In order to correctly assess prediction quality of these two models I applied cross-validation approach with 90% - 10% split for trainging and testing subsets.
It is imprortant to note that when performing predicitons on the testing dataset one must apply exactly the same PCA transformation learned from the training set to the test set. (This will have slighly different results than the PCA on whole dataset we analyzed before, as for every fold it will be performed again separately on the training set.)
# caret package can be used in case of the simple linear regression
# 10-fold cross-validation settings
set.seed(2026)
cv_settings <- trainControl(method = "cv", number = 10)
ols.cv <- train(price ~ symboling + fueltype + aspiration +
doornumber + carbody + drivewheel + enginelocation + wheelbase +
carlength + carwidth + carheight + curbweight + enginetype +
cylindernumber + enginesize + fuelsystem + boreratio + stroke +
compressionratio + horsepower + peakrpm + citympg + highwaympg,
data = data,
method = "lm",
trControl = cv_settings)
ols.results <- ols.cv$resample %>%
summarise(
MAE = mean(MAE),
RMSE = mean(RMSE),
Rsquared = mean(Rsquared)
)
# trainControl(method = "cv", number = 10) sets up 10-fold cross-validation, it splits the data into 10 chunks, trains on 9, tests on 1, and rotates through all combinations
# train(..., method = "lm") fits OLS model repeatedly across those 10 folds and averages the prediction errorAs per my earlier analysis for partial PCR I chose three first principal components as regressors.
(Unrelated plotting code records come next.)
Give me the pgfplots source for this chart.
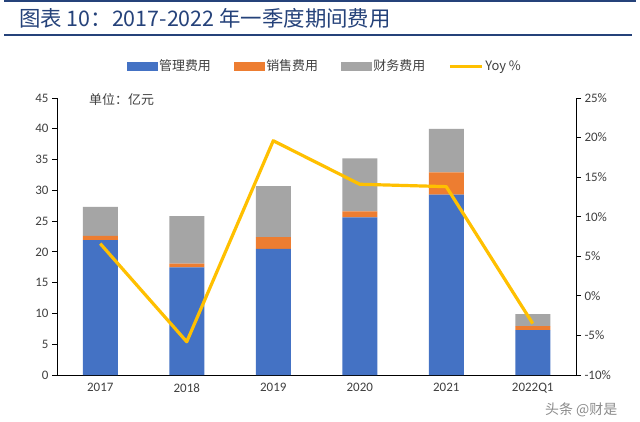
\documentclass[border=0pt]{standalone}
\usepackage{fontspec}
\setmainfont{Carlito}
\newfontfamily\cjk{Noto Sans CJK SC}
\usepackage{pgfplots}
\pgfplotsset{compat=1.18}
\definecolor{cblue}{HTML}{4472C4}
\definecolor{corange}{HTML}{ED7D31}
\definecolor{cgray}{HTML}{A5A5A5}
\definecolor{cyellow}{HTML}{FFC000}
\definecolor{ctitle}{HTML}{25427A}
\definecolor{ctext}{HTML}{404040}
\pgfplotstableread{
x  adm   sale  fin
0  21.9  0.7   4.7
1  17.5  0.6   7.7
2  20.5  1.9   8.3
3  25.6  1.0   8.6
4  29.3  3.6   7.1
5  7.3   0.65  1.95
}\costs
\begin{document}
\begin{tikzpicture}[x=1bp,y=1bp]
\useasboundingbox (0,0) rectangle (640,421);
\fill[white] (0,0) rectangle (640,421);
\draw[ctitle, line width=1.3bp] (4,420) -- (636,420);
\draw[ctitle, line width=1.3bp] (4,386) -- (632,386);
\node[anchor=west, text=ctitle, inner sep=0pt, font=\cjk\fontsize{21.5}{24}\selectfont] at (19,403) {图表 10：2017-2022 年一季度期间费用};
\begin{axis}[
  at={(57bp,46bp)}, anchor=south west, width=519bp, height=277bp, scale only axis,
  xmin=-0.5, xmax=5.5, ymin=0, ymax=45, ytick={0,5,...,45},
  axis y line*=left, axis x line*=bottom,
  xtick={0,...,5}, xticklabels={2017,2018,2019,2020,2021,2022Q1},
  xtick style={draw=none},
  minor xtick={0.5,1.5,2.5,3.5,4.5},
  minor tick length=5bp, major tick length=5bp, tick align=outside,
  tick style={black, line width=0.8bp}, axis line style={black, line width=0.8bp},
  ticklabel style={font=\fontsize{13}{15}\selectfont, text=ctext},
  /pgf/number format/assume math mode=true,
  ybar stacked, bar width=35bp,
  clip=false,
]
\addplot[fill=cblue, draw=none] table[x=x, y=adm] {\costs};
\addplot[fill=corange, draw=none] table[x=x, y=sale] {\costs};
\addplot[fill=cgray, draw=none] table[x=x, y=fin] {\costs};
\end{axis}
\begin{axis}[
  at={(57bp,46bp)}, anchor=south west, width=519bp, height=277bp, scale only axis,
  xmin=-0.5, xmax=5.5, ymin=-10, ymax=25, ytick={-10,-5,...,25},
  axis y line*=right, axis x line=none,
  major tick length=5bp, tick align=outside,
  tick style={black, line width=0.8bp}, axis line style={black, line width=0.8bp},
  ticklabel style={font=\fontsize{13}{15}\selectfont, text=ctext},
  /pgf/number format/assume math mode=true,
  yticklabel={\pgfmathprintnumber{\tick}\%},
  legend columns=4,
  legend style={at={(0.516,1.115)}, anchor=center, draw=none, fill=none,
    font=\cjk\fontsize{13}{14}\selectfont, text=ctext,
    /tikz/every even column/.append style={column sep=21bp}},
  clip=false,
]
\addlegendimage{legend image code/.code={\fill[cblue] (0bp,-4bp) rectangle (30bp,4bp);}}
\addlegendentry{管理费用}
\addlegendimage{legend image code/.code={\fill[corange] (0bp,-4bp) rectangle (30bp,4bp);}}
\addlegendentry{销售费用}
\addlegendimage{legend image code/.code={\fill[cgray] (0bp,-4bp) rectangle (30bp,4bp);}}
\addlegendentry{财务费用}
\addplot[cyellow, line width=3.2bp, line join=round, mark=none,
  legend image code/.code={\draw[cyellow, line width=3bp] (0bp,0bp) -- (32bp,0bp);}]
  coordinates {(0,6.6) (1,-5.8) (2,19.6) (3,14.1) (4,13.8) (5,-3.5)};
\addlegendentry{Yoy \%}
\end{axis}
\node[anchor=west, inner sep=0pt, text=ctext, font=\cjk\fontsize{13}{15}\selectfont] at (89,321) {单位：亿元};
\node[anchor=west, inner sep=0pt, text=gray!90, font=\cjk\fontsize{14}{16}\selectfont] at (545,11) {头条 @财是};
\end{tikzpicture}
\end{document}
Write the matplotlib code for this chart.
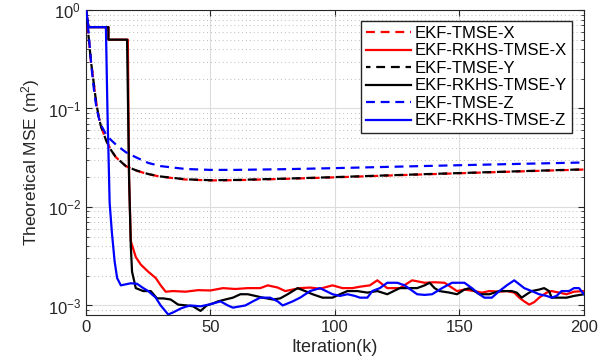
#!/usr/bin/env python3

import numpy as np
import matplotlib
matplotlib.use("Agg")
import matplotlib.pyplot as plt

#================ Data =============================================
# EKF-TMSE curves (dashed, smooth)
k_tmse = [0, 1, 2, 3, 4, 5, 6, 8, 10, 12, 16, 20, 25, 30, 40, 50, 60, 80, 100, 120, 140, 160, 180, 200]
tmse_x = [1.0, 0.55, 0.3, 0.19, 0.12, 0.085, 0.066, 0.048, 0.038, 0.032, 0.026, 0.0235, 0.0215, 0.0203, 0.019, 0.0186, 0.0187, 0.0193, 0.0200, 0.0208, 0.0216, 0.0224, 0.0232, 0.0240]
tmse_y = [1.0, 0.55, 0.3, 0.19, 0.12, 0.085, 0.066, 0.048, 0.038, 0.032, 0.026, 0.0236, 0.0216, 0.0204, 0.0191, 0.0187, 0.0188, 0.0194, 0.0201, 0.0209, 0.0217, 0.0225, 0.0233, 0.0241]
tmse_z = [1.0, 0.6, 0.3, 0.17, 0.11, 0.083, 0.068, 0.055, 0.048, 0.043, 0.036, 0.032, 0.028, 0.026, 0.0243, 0.0238, 0.0238, 0.0242, 0.0248, 0.0255, 0.0262, 0.0269, 0.0276, 0.0283]

# EKF-RKHS-TMSE-X (solid red)
k_rx = [0, 1, 9, 9, 16.8, 17.3, 18, 20, 22, 25, 28, 30, 32, 35, 40, 45, 50, 55, 60, 65, 70, 73, 77, 80, 83, 86,
        90, 94, 99, 103, 107, 110, 114, 117, 121, 126, 131, 136, 140, 144, 149, 152, 156, 159, 162, 166, 169, 172, 174, 176, 178, 180, 182, 185, 187, 190, 193, 196, 200]
rx = [1.0, 0.67, 0.67, 0.5, 0.5, 0.02, 0.0045, 0.0031, 0.0026, 0.0022, 0.0019, 0.0016, 0.00138, 0.0014, 0.00138, 0.00143, 0.00142, 0.0015, 0.00147, 0.0015, 0.0015, 0.0016, 0.00152, 0.0014, 0.00145, 0.0015,
      0.00152, 0.00148, 0.0016, 0.0015, 0.0015, 0.00155, 0.0016, 0.0018, 0.0015, 0.0015, 0.0018, 0.0017, 0.00172, 0.0017, 0.0014, 0.00145, 0.0014, 0.00135, 0.0014, 0.00138, 0.0014, 0.00135, 0.0012, 0.0011, 0.00102, 0.00108, 0.0012, 0.00135, 0.0014, 0.00135, 0.0013, 0.00138, 0.0014]

# EKF-RKHS-TMSE-Y (solid black)
k_ry = [0, 1, 9, 9, 16.5, 17.3, 18, 18.5, 20, 23, 26, 28.5, 31, 34, 37, 40.5, 43, 46, 48.5, 51, 53, 56, 59, 62, 65, 68, 71, 75, 78, 81, 85,
        88, 91, 95, 99, 102, 105, 109, 113, 117, 121, 126, 130, 133, 136, 138, 140, 142, 146, 149, 152, 154, 156, 158, 162, 166, 171, 173, 175, 177, 179, 182, 184, 186, 187, 190, 193, 196, 200]
ry = [1.0, 0.67, 0.67, 0.5, 0.5, 0.02, 0.004, 0.0022, 0.0015, 0.0014, 0.0014, 0.00118, 0.00118, 0.00115, 0.00102, 0.001, 0.00098, 0.00088, 0.001, 0.00105, 0.0011, 0.00115, 0.0012, 0.0013, 0.0013, 0.00125, 0.0012, 0.00115, 0.00118, 0.0013, 0.0015,
      0.0014, 0.0013, 0.0012, 0.0012, 0.0013, 0.0014, 0.0014, 0.00135, 0.0014, 0.0013, 0.0015, 0.0015, 0.0015, 0.0016, 0.0017, 0.0015, 0.0014, 0.00135, 0.0013, 0.00145, 0.0015, 0.0014, 0.0013, 0.0013, 0.0014, 0.0014, 0.00135, 0.0012, 0.0013, 0.0014, 0.00145, 0.0015, 0.0014, 0.0012, 0.0012, 0.0012, 0.00125, 0.0013]

# EKF-RKHS-TMSE-Z (solid blue)
k_rz = [0, 1, 8, 8.6, 9.5, 10.4, 11.5, 12.5, 14, 18, 20.5, 23, 25, 28, 30, 33, 35, 38, 40, 42, 46, 50, 54, 57, 59, 62, 64, 67, 70, 74, 77, 79, 83, 86,
        90, 94, 99, 102, 105, 108, 110, 113, 115, 118, 121, 125, 128, 133, 136, 139, 143, 147, 152, 155, 158, 160, 163, 166, 169, 172, 176, 179, 182, 185, 187, 189, 191, 194, 196, 198, 200]
rz = [1.0, 0.67, 0.67, 0.1, 0.011, 0.0055, 0.0028, 0.0019, 0.0016, 0.00168, 0.00166, 0.0015, 0.0014, 0.0012, 0.001, 0.00081, 0.00085, 0.00093, 0.00097, 0.001, 0.00098, 0.00103, 0.0011, 0.001, 0.00095, 0.00098, 0.001, 0.0011, 0.0012, 0.0012, 0.0011, 0.001, 0.0011, 0.0012,
      0.0014, 0.0015, 0.0013, 0.00125, 0.0013, 0.00125, 0.0012, 0.0012, 0.0014, 0.0015, 0.0017, 0.0017, 0.0016, 0.0013, 0.00128, 0.0013, 0.0015, 0.0017, 0.0017, 0.0015, 0.0013, 0.0012, 0.0012, 0.0014, 0.0016, 0.0018, 0.0015, 0.0014, 0.0013, 0.00125, 0.0012, 0.00125, 0.0014, 0.0014, 0.0015, 0.0015, 0.0013]

series_names = ['EKF-TMSE-X', 'EKF-RKHS-TMSE-X', 'EKF-TMSE-Y', 'EKF-RKHS-TMSE-Y', 'EKF-TMSE-Z', 'EKF-RKHS-TMSE-Z']

#================ Plot ==================================
plt.rcParams['font.family'] = ['Liberation Sans', 'DejaVu Sans']
plt.rcParams['mathtext.fontset'] = 'custom'
plt.rcParams['mathtext.rm'] = 'Liberation Sans'
plt.rcParams['mathtext.it'] = 'Liberation Sans'

fig = plt.figure(figsize=(6.16, 3.64), dpi=100)
ax = fig.add_axes([0.1396, 0.1346, 0.8084, 0.8379])

lw = 1.6
dash = (0, (4, 2.6))
ax.plot(k_tmse, tmse_x, color='red', lw=lw, linestyle=dash, label=series_names[0], zorder=3)
ax.plot(k_rx, rx, color='red', lw=lw, label=series_names[1], zorder=3)
ax.plot(k_tmse, tmse_y, color='black', lw=lw, linestyle=(2, (4, 2.6)), label=series_names[2], zorder=3)
ax.plot(k_ry, ry, color='black', lw=lw, label=series_names[3], zorder=3)
ax.plot(k_tmse, tmse_z, color='blue', lw=lw, linestyle=dash, label=series_names[4], zorder=3)
ax.plot(k_rz, rz, color='blue', lw=lw, label=series_names[5], zorder=4)

ax.set_yscale('log')
ax.set_xlim(0, 200)
ax.set_ylim(8e-4, 1)
ax.set_xticks([0, 50, 100, 150, 200])

# MATLAB-like grid and ticks
ax.grid(True, which='major', color='#dcdcdc', linewidth=0.8, linestyle='-')
ax.grid(True, which='minor', axis='y', color='#bbbbbb', linewidth=0.7, linestyle=(0, (1, 3)))
ax.tick_params(which='both', direction='in', top=True, right=True, labelsize=12, colors='#262626')
ax.tick_params(which='major', length=4)
ax.tick_params(which='minor', length=2)
for side in ax.spines.values():
    side.set_color('#262626')
    side.set_linewidth(0.8)

ax.set_xlabel('Iteration(k)', fontsize=13, color='#262626', labelpad=3)
ax.set_ylabel('Theoretical MSE (m$^2$)', fontsize=12.5, color='#262626', labelpad=4)

ax.legend(loc='upper right', bbox_to_anchor=(0.976, 0.964), fontsize=12, frameon=True, fancybox=False,
          edgecolor='#262626', framealpha=1, handlelength=2.7, handletextpad=0.25, labelspacing=0.15,
          borderpad=0.3, borderaxespad=0)

fig.savefig('out.png', dpi=100)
For comparison, attempts on 2 and 4 PCs were also included.
# caret package doesn't support partial PCR, so it has to be done manually in tidymodels
data.numeric <- data[, sapply(data, is.numeric) & names(data) != "symboling" & names(data) != "car_ID" & names(data) != "price"]
data.categorical <- data[, sapply(data, is.character) & names(data) != "CarName"]
set.seed(2026)
folds <- vfold_cv(data, v = 10)
# PCA applied only on numeric regressors
rec <- recipe(price ~ ., data = data) %>%
step_select(price, all_of(names(data.numeric)), all_of(names(data.categorical))) %>%
step_normalize(all_of(names(data.numeric))) %>% # skewness transformation omitted for code simplicity
step_pca(all_of(names(data.numeric)), num_comp = 3)# 3 PCs
# Model
lin_mod <- linear_reg() %>% set_engine("lm")
# Workflow
pcr_partial_wf <- workflow() %>%
add_recipe(rec) %>%
add_model(lin_mod)
# CV - PCA is refit on each training fold internally
pcr_partial_cv <- fit_resamples(
pcr_partial_wf,
resamples = folds,
metrics = metric_set(mae, rmse, rsq)
)## MAE RMSE Rsquared
## 1 1921.803 2651.101 0.8824575
## # A tibble: 3 × 6
## .metric .estimator mean n std_err .config
## <chr> <chr> <dbl> <int> <dbl> <chr>
## 1 mae standard 1956. 10 85.3 pre0_mod0_post0
## 2 rmse standard 2666. 10 170. pre0_mod0_post0
## 3 rsq standard 0.884 10 0.0183 pre0_mod0_post0
## # A tibble: 3 × 6
## .metric .estimator mean n std_err .config
## <chr> <chr> <dbl> <int> <dbl> <chr>
## 1 mae standard 1980. 10 82.3 pre0_mod0_post0
## 2 rmse standard 2694. 10 162. pre0_mod0_post0
## 3 rsq standard 0.882 10 0.0186 pre0_mod0_post0
## # A tibble: 3 × 6
## .metric .estimator mean n std_err .config
## <chr> <chr> <dbl> <int> <dbl> <chr>
## 1 mae standard 1967. 10 92.7 pre0_mod0_post0
## 2 rmse standard 2667. 10 166. pre0_mod0_post0
## 3 rsq standard 0.884 10 0.0170 pre0_mod0_post0
Following cross-validation, the classical OLS regression model demonstrates marginally stronger predictive performance compared to the PCR approach, with slightly lower Mean Absolute Error and Root Mean Square Error, and a marginally higher R-squared. That said, the difference between the best-performing PCR model and OLS remains quite modest, suggesting that PCR remains a competitive alternative in contexts where dimensionality reduction or multicollinearity are primary concerns.
As anticipated, three principal components are the optimal configuration for the PCR models, but 2 perform similarily. Selecting appropriate number of components is an important step in this process. Retaining too few risks losing meaningful variance in the data, while including too many undermines the core benefit of the method. In cases where interpretability is less critical and dimensionality reduction is prioritized, PCR continues to offer a valuable and principled analytical framework.